- _Aim of the task_:
From the line containing "Write a Python" through the line containing "import pandas as pd", retype each line exactly; include both end lines and nothing beyond them.

[Collected data entries]
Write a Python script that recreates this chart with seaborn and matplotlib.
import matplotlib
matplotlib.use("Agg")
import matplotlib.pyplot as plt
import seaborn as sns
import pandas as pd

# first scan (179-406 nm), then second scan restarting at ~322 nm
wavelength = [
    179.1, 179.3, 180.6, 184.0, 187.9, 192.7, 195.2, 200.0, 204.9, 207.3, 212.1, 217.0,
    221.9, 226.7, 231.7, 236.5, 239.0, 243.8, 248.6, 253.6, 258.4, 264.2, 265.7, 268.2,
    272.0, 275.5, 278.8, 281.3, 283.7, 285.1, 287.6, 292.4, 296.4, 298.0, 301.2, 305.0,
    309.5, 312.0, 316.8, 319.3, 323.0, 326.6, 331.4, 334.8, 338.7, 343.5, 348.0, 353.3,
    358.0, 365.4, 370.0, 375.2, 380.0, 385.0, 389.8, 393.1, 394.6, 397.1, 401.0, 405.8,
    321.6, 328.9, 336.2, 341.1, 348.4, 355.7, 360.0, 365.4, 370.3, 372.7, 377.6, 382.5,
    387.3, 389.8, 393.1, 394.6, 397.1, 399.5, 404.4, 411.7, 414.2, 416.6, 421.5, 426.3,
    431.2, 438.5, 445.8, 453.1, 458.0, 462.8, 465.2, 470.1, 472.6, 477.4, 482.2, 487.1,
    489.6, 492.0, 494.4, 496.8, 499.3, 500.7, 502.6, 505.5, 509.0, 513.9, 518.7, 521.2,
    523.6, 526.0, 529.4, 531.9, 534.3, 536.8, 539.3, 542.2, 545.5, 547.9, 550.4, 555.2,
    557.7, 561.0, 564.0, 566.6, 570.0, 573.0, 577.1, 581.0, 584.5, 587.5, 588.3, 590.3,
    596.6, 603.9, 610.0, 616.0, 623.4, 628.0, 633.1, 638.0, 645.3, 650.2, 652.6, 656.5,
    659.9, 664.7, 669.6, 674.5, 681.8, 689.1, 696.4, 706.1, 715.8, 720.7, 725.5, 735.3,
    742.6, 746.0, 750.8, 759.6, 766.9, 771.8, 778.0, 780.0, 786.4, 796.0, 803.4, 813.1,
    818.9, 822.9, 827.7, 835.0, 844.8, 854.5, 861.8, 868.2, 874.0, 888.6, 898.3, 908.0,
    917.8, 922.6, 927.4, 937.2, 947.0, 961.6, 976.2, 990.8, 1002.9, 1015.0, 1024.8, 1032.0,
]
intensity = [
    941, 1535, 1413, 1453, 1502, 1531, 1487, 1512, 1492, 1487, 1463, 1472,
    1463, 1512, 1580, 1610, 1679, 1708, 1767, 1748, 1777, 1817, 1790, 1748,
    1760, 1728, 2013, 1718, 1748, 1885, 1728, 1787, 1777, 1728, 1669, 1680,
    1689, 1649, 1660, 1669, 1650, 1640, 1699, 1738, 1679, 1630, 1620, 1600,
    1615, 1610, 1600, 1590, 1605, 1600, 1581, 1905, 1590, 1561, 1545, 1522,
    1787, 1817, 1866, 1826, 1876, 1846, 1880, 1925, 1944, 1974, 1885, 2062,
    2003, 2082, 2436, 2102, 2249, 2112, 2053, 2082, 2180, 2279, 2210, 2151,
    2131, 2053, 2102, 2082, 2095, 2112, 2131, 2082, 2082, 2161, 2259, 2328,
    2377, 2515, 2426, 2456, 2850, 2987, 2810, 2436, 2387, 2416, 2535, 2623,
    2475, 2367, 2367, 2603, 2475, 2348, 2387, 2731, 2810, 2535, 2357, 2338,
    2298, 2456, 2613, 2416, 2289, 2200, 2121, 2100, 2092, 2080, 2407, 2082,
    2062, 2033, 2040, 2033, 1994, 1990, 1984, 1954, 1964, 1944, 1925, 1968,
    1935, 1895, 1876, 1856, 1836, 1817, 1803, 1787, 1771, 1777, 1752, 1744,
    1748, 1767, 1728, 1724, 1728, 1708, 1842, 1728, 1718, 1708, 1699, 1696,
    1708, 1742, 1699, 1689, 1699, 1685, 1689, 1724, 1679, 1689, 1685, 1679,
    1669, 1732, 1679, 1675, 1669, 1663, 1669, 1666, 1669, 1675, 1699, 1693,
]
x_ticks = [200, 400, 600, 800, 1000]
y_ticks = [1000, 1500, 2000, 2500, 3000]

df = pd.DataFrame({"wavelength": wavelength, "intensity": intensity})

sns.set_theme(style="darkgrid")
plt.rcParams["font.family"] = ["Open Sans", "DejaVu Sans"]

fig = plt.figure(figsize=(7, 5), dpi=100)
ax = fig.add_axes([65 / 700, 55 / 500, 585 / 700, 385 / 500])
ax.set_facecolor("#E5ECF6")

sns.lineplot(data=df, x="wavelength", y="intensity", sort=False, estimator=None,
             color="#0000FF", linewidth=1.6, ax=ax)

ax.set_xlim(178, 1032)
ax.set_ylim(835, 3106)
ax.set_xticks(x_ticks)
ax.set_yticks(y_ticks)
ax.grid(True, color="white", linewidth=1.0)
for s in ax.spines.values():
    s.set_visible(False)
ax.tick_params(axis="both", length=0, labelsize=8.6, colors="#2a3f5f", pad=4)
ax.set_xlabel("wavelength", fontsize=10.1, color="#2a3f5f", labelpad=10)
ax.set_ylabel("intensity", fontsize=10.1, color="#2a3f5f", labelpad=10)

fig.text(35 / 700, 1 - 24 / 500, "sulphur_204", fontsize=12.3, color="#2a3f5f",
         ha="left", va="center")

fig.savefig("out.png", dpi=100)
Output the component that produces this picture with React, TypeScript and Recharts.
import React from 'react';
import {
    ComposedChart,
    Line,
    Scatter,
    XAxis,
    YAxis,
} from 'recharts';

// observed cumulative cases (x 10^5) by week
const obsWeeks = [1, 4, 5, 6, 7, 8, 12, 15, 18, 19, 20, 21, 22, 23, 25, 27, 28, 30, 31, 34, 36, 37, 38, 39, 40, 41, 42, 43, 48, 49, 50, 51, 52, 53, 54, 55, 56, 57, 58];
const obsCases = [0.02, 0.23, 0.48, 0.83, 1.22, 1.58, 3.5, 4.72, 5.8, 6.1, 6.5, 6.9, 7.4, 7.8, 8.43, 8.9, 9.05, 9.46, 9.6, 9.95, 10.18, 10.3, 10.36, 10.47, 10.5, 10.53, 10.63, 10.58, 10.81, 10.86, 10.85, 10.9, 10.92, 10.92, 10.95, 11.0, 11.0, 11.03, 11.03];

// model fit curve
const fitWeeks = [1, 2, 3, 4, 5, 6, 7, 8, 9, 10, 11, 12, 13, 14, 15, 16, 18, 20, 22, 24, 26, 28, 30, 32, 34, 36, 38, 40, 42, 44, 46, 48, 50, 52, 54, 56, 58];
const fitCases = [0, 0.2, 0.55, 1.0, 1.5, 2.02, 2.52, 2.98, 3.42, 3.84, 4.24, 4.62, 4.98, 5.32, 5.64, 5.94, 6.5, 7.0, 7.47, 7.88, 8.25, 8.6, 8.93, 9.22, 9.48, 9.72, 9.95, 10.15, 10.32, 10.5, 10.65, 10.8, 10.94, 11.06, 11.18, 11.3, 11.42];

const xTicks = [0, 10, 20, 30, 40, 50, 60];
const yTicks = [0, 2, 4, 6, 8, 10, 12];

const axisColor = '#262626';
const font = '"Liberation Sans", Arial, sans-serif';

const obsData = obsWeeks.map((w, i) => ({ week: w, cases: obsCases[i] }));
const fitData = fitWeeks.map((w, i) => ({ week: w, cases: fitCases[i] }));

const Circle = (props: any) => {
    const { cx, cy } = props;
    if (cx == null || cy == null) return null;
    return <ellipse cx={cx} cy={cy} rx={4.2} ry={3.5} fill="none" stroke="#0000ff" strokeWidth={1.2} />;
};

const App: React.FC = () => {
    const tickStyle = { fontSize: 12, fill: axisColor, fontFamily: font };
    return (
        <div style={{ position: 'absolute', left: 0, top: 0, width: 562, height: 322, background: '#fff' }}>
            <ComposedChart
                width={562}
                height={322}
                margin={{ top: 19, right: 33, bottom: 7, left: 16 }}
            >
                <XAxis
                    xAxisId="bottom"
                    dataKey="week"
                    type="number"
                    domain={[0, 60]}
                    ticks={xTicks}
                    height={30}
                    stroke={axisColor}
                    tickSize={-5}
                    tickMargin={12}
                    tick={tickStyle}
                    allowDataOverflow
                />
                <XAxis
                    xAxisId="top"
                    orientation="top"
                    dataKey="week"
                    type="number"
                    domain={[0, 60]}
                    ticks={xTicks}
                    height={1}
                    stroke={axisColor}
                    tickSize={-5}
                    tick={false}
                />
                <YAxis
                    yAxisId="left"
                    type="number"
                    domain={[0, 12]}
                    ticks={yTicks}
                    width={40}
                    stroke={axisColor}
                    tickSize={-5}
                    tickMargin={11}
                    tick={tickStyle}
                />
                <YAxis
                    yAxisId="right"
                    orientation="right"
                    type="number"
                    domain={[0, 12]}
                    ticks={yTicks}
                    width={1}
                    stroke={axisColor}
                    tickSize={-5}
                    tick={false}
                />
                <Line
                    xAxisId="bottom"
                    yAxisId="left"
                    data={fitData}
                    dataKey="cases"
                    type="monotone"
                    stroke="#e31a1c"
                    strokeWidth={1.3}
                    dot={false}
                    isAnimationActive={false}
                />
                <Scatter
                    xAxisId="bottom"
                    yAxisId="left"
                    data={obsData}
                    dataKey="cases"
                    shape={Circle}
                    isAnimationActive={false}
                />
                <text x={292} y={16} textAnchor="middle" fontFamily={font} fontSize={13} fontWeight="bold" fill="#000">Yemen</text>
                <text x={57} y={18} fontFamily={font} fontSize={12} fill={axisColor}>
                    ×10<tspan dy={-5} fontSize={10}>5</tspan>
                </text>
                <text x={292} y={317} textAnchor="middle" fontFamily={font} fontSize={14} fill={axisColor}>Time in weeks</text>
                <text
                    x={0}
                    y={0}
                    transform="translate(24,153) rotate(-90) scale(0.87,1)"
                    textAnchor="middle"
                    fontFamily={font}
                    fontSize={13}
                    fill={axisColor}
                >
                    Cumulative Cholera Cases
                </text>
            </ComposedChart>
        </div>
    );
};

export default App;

...

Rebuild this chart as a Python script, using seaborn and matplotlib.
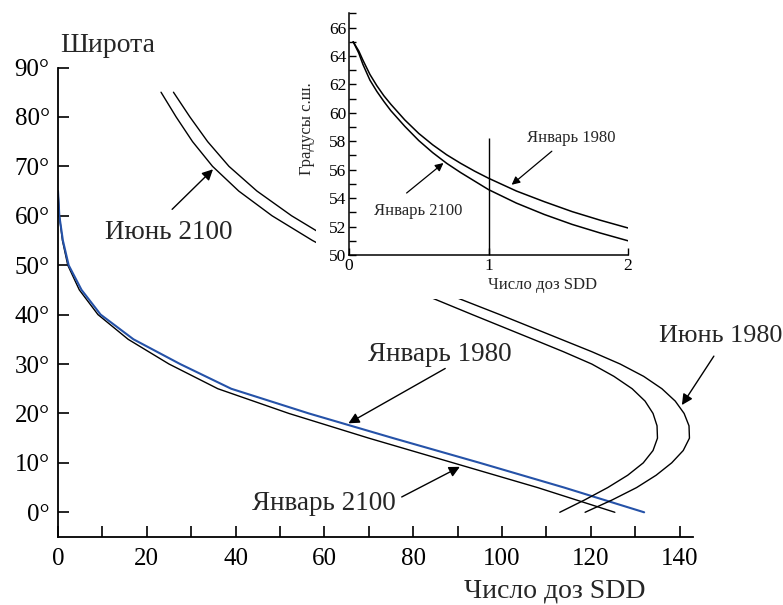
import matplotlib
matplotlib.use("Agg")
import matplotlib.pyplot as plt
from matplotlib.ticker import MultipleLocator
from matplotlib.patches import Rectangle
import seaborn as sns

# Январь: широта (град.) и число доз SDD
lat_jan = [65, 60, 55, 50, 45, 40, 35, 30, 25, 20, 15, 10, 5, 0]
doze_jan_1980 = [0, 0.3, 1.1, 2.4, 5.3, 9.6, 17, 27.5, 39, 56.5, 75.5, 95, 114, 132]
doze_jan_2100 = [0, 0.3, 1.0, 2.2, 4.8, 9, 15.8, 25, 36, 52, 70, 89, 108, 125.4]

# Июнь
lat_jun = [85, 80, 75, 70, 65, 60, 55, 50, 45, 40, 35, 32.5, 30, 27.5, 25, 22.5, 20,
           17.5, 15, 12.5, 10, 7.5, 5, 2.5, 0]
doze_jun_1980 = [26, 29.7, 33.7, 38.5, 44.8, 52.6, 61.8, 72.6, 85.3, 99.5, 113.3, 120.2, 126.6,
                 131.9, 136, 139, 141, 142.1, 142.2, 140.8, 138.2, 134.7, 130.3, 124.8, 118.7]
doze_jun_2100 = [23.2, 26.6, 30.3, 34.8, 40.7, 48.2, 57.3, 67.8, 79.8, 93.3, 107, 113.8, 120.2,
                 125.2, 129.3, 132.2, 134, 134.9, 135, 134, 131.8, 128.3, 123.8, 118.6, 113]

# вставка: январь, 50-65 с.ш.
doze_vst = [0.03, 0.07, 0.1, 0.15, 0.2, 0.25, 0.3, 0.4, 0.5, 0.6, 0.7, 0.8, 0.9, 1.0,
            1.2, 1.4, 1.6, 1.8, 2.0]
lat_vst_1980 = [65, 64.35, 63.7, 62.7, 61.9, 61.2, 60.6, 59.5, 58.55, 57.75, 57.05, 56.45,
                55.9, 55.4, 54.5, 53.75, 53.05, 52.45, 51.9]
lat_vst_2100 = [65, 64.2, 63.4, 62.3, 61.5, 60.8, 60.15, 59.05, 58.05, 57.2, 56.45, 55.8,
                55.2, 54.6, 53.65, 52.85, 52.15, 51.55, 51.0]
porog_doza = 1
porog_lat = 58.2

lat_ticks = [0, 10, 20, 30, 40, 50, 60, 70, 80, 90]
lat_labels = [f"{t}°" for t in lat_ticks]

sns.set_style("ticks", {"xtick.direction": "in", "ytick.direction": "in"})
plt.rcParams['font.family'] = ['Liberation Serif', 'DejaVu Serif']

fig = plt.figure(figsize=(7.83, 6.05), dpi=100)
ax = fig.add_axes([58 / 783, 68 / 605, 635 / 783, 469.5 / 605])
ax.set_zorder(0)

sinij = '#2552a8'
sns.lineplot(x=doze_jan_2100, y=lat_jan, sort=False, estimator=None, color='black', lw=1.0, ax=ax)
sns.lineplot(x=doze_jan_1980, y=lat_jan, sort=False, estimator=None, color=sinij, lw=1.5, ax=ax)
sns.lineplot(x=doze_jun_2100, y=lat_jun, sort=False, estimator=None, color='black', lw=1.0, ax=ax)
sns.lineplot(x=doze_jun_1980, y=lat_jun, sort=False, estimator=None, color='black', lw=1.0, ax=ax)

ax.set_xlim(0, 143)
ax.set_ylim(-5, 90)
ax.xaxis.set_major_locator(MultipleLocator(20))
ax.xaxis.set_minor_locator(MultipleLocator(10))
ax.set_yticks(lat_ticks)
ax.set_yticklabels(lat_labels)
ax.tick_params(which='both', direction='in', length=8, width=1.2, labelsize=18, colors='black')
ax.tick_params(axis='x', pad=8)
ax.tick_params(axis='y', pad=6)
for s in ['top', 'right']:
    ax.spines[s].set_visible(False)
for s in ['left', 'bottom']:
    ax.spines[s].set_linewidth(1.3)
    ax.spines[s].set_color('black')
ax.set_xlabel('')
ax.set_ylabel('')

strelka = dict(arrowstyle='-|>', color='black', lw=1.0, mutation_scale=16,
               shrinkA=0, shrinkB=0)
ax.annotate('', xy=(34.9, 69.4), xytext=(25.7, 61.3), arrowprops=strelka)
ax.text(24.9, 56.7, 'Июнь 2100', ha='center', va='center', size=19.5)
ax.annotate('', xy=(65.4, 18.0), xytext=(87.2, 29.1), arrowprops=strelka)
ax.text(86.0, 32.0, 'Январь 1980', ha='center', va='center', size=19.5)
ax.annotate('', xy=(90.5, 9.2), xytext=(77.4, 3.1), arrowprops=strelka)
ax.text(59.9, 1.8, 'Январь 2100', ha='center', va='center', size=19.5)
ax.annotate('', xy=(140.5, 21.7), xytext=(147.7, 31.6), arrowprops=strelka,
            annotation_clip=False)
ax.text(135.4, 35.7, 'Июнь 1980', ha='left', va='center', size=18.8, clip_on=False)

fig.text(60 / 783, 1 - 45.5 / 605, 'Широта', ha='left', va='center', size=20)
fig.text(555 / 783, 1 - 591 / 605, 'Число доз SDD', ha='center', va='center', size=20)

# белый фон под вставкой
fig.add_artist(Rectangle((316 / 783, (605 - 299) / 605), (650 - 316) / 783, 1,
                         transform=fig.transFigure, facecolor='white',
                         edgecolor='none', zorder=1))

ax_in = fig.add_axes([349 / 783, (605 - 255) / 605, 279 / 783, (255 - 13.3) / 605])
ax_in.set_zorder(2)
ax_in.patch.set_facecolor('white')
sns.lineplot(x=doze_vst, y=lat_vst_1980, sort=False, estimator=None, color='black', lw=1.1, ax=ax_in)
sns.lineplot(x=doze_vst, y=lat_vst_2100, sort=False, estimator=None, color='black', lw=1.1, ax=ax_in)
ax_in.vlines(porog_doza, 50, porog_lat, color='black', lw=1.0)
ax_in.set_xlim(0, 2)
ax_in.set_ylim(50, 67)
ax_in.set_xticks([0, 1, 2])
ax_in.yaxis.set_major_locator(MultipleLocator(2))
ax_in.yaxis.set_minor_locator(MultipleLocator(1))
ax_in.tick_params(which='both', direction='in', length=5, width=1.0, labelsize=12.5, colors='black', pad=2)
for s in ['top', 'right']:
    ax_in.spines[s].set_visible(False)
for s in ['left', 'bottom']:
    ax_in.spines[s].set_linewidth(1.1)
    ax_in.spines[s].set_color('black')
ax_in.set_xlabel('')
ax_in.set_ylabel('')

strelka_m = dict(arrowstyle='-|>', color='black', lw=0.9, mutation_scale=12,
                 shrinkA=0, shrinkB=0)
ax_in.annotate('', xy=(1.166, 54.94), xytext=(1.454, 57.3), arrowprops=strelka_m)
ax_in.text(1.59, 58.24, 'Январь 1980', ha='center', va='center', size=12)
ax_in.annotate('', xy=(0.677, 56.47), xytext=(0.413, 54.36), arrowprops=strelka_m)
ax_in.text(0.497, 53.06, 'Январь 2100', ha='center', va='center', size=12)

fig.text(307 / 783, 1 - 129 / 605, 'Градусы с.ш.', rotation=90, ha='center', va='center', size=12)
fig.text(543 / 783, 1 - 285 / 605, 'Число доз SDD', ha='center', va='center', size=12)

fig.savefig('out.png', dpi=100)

- _Task result_:
Write a Python script that recreates this chart with seaborn and matplotlib.
import matplotlib
matplotlib.use("Agg")
import matplotlib.pyplot as plt
import seaborn as sns
import pandas as pd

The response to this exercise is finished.